**Stated task:** Word for word, restate the lines from the start of the data below through the line containing "width=0.31, legend=False, ax=ax, zorder=3, saturation=1)".

**Data provided:**

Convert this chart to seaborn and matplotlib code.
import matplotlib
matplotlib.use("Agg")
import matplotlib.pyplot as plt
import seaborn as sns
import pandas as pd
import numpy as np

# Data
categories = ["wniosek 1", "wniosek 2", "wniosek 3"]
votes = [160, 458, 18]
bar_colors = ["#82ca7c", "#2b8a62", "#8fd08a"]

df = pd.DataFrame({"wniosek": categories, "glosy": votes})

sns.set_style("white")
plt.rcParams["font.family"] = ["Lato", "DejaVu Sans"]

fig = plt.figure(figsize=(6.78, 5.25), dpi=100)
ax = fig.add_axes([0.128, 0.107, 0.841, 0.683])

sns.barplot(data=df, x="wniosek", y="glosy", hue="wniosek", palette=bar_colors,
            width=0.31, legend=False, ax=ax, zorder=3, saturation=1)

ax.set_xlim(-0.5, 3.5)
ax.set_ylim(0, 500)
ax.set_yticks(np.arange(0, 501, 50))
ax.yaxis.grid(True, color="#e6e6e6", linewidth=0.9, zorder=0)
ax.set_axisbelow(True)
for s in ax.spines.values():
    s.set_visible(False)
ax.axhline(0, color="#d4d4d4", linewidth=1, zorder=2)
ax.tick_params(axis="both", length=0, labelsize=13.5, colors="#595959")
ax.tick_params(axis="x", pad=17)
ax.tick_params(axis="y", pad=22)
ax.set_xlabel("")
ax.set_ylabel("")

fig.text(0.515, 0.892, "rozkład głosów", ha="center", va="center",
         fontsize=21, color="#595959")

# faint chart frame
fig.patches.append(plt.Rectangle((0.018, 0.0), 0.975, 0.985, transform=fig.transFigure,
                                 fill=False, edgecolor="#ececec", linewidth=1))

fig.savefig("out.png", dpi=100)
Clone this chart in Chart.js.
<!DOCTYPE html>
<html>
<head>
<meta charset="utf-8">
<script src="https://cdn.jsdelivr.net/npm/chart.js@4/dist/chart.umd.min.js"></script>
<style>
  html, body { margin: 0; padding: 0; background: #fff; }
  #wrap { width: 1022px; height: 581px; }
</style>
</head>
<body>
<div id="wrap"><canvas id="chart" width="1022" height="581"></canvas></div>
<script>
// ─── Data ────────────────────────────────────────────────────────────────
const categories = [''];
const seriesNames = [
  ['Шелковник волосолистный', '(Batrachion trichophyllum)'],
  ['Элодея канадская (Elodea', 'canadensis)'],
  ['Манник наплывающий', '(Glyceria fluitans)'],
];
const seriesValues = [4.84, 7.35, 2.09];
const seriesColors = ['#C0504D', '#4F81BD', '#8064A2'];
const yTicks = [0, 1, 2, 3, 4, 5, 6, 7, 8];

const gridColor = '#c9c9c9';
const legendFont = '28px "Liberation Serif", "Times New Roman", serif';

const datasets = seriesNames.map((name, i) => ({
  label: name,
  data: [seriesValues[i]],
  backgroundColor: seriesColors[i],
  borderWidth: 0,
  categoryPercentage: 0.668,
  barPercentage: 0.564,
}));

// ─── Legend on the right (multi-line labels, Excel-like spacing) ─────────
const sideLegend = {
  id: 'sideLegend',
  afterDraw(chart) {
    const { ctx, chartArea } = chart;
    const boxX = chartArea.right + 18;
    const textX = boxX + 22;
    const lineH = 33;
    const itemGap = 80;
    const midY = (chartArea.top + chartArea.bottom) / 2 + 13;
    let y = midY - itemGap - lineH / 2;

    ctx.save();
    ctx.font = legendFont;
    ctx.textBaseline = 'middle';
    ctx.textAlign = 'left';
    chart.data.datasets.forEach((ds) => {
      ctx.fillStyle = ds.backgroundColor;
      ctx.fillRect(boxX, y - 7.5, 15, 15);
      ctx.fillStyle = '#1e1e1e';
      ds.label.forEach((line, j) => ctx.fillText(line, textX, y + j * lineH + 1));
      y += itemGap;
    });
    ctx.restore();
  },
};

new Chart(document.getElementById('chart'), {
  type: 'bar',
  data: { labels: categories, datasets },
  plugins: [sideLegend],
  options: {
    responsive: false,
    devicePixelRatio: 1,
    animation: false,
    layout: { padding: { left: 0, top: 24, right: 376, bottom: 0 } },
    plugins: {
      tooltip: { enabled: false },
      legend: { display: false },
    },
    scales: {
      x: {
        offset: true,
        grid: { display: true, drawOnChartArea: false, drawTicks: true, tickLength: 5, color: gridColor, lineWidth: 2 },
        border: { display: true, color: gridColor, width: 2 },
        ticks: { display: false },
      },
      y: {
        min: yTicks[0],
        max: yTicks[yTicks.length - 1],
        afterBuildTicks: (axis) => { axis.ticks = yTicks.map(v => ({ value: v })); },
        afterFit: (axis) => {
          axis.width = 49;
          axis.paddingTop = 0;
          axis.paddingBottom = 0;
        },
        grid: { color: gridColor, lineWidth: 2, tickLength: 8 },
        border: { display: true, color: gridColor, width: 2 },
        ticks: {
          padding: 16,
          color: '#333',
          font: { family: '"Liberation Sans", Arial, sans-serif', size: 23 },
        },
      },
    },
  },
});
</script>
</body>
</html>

**Task solution:**
Convert this chart to seaborn and matplotlib code.
import matplotlib
matplotlib.use("Agg")
import matplotlib.pyplot as plt
import seaborn as sns
import pandas as pd
import numpy as np

# Data
categories = ["wniosek 1", "wniosek 2", "wniosek 3"]
votes = [160, 458, 18]
bar_colors = ["#82ca7c", "#2b8a62", "#8fd08a"]

df = pd.DataFrame({"wniosek": categories, "glosy": votes})

sns.set_style("white")
plt.rcParams["font.family"] = ["Lato", "DejaVu Sans"]

fig = plt.figure(figsize=(6.78, 5.25), dpi=100)
ax = fig.add_axes([0.128, 0.107, 0.841, 0.683])

sns.barplot(data=df, x="wniosek", y="glosy", hue="wniosek", palette=bar_colors,
            width=0.31, legend=False, ax=ax, zorder=3, saturation=1)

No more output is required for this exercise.